-- Problem details --
Exclude the pictures and reproduce the remaining data exactly as written.
* START *
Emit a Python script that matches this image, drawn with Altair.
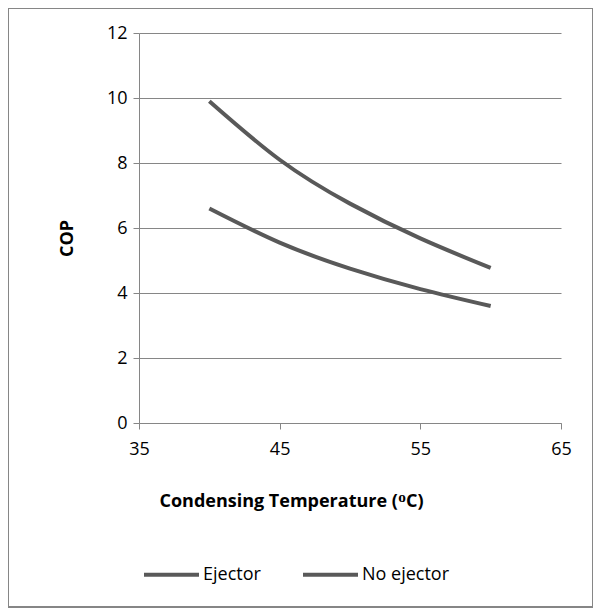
import altair as alt
import pandas as pd

temps = [40, 45, 50, 55, 60]
ejector = [9.9, 8.1, 6.75, 5.68, 4.77]
no_ejector = [6.6, 5.55, 4.75, 4.12, 3.6]
series_names = ["Ejector", "No ejector"]

rows = []
for t, v in zip(temps, ejector):
    rows.append({"T": t, "COP": v, "Series": series_names[0]})
for t, v in zip(temps, no_ejector):
    rows.append({"T": t, "COP": v, "Series": series_names[1]})
df = pd.DataFrame(rows)

FONT = "Open Sans"
GRAY = "#868686"
LINE = "#595959"

border = alt.Chart(pd.DataFrame({"a": [0]})).mark_rect(
    fill=None, stroke=GRAY, strokeWidth=2
).encode(
    x=alt.value(-131), x2=alt.value(454),
    y=alt.value(-25), y2=alt.value(574)
)

lines = alt.Chart(df).mark_line(strokeWidth=4, interpolate="natural").encode(
    x=alt.X("T:Q", scale=alt.Scale(domain=[35, 65], nice=False),
            axis=alt.Axis(values=[35, 45, 55, 65], title="Condensing Temperature (ᴼC)",
                          grid=False, domainColor=GRAY, tickColor=GRAY, tickSize=6,
                          labelFontSize=18, labelPadding=11, labelColor="#000",
                          labelFlush=False,
                          titleFontSize=18, titleFontWeight="bold", titleColor="#000",
                          titleX=152, titleY=78, titleBaseline="middle")),
    y=alt.Y("COP:Q", scale=alt.Scale(domain=[0, 12], nice=False),
            axis=alt.Axis(values=[0, 2, 4, 6, 8, 10, 12], title="COP",
                          grid=True, gridColor=GRAY, domainColor=GRAY, tickColor=GRAY,
                          tickSize=6, labelFontSize=18, labelPadding=6, labelColor="#000",
                          titleFontSize=18, titleFontWeight="bold", titleColor="#000",
                          titleX=-72, titleY=205, titleBaseline="middle", titleAngle=-90)),
    color=alt.Color("Series:N",
                    scale=alt.Scale(domain=series_names, range=[LINE, LINE]),
                    legend=alt.Legend(title=None, orient="none", direction="horizontal",
                                      legendX=3, legendY=512, symbolType="stroke",
                                      symbolSize=3025, symbolStrokeWidth=4,
                                      labelFontSize=18, labelColor="#000",
                                      labelOffset=2, columnPadding=34))
)

chart = alt.layer(border, lines).properties(
    width=422, height=390,
    autosize=alt.AutoSizeParams(type="none"),
    padding={"left": 131, "top": 25, "right": 32, "bottom": 185}
).configure(font=FONT).configure_view(stroke=None)

chart.save("out.html", embed_options={"renderer": "svg", "actions": False})
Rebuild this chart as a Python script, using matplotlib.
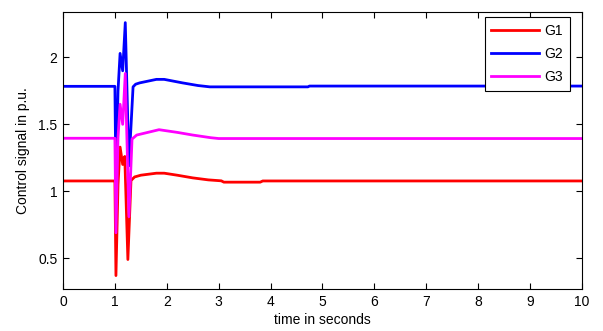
* END *
-- Answer to the exercise --
Emit a Python script that matches this image, drawn with Altair.
import altair as alt
import pandas as pd

temps = [40, 45, 50, 55, 60]
ejector = [9.9, 8.1, 6.75, 5.68, 4.77]
no_ejector = [6.6, 5.55, 4.75, 4.12, 3.6]
series_names = ["Ejector", "No ejector"]

rows = []
for t, v in zip(temps, ejector):
    rows.append({"T": t, "COP": v, "Series": series_names[0]})
for t, v in zip(temps, no_ejector):
    rows.append({"T": t, "COP": v, "Series": series_names[1]})
df = pd.DataFrame(rows)

FONT = "Open Sans"
GRAY = "#868686"
LINE = "#595959"

border = alt.Chart(pd.DataFrame({"a": [0]})).mark_rect(
    fill=None, stroke=GRAY, strokeWidth=2
).encode(
    x=alt.value(-131), x2=alt.value(454),
    y=alt.value(-25), y2=alt.value(574)
)

lines = alt.Chart(df).mark_line(strokeWidth=4, interpolate="natural").encode(
    x=alt.X("T:Q", scale=alt.Scale(domain=[35, 65], nice=False),
            axis=alt.Axis(values=[35, 45, 55, 65], title="Condensing Temperature (ᴼC)",
                          grid=False, domainColor=GRAY, tickColor=GRAY, tickSize=6,
                          labelFontSize=18, labelPadding=11, labelColor="#000",
                          labelFlush=False,
                          titleFontSize=18, titleFontWeight="bold", titleColor="#000",
                          titleX=152, titleY=78, titleBaseline="middle")),
    y=alt.Y("COP:Q", scale=alt.Scale(domain=[0, 12], nice=False),
            axis=alt.Axis(values=[0, 2, 4, 6, 8, 10, 12], title="COP",
                          grid=True, gridColor=GRAY, domainColor=GRAY, tickColor=GRAY,
                          tickSize=6, labelFontSize=18, labelPadding=6, labelColor="#000",
                          titleFontSize=18, titleFontWeight="bold", titleColor="#000",
                          titleX=-72, titleY=205, titleBaseline="middle", titleAngle=-90)),
    color=alt.Color("Series:N",
                    scale=alt.Scale(domain=series_names, range=[LINE, LINE]),
                    legend=alt.Legend(title=None, orient="none", direction="horizontal",
                                      legendX=3, legendY=512, symbolType="stroke",
                                      symbolSize=3025, symbolStrokeWidth=4,
                                      labelFontSize=18, labelColor="#000",
                                      labelOffset=2, columnPadding=34))
)

chart = alt.layer(border, lines).properties(
    width=422, height=390,
    autosize=alt.AutoSizeParams(type="none"),
    padding={"left": 131, "top": 25, "right": 32, "bottom": 185}
).configure(font=FONT).configure_view(stroke=None)

chart.save("out.html", embed_options={"renderer": "svg", "actions": False})
Rebuild this chart as a Python script, using matplotlib.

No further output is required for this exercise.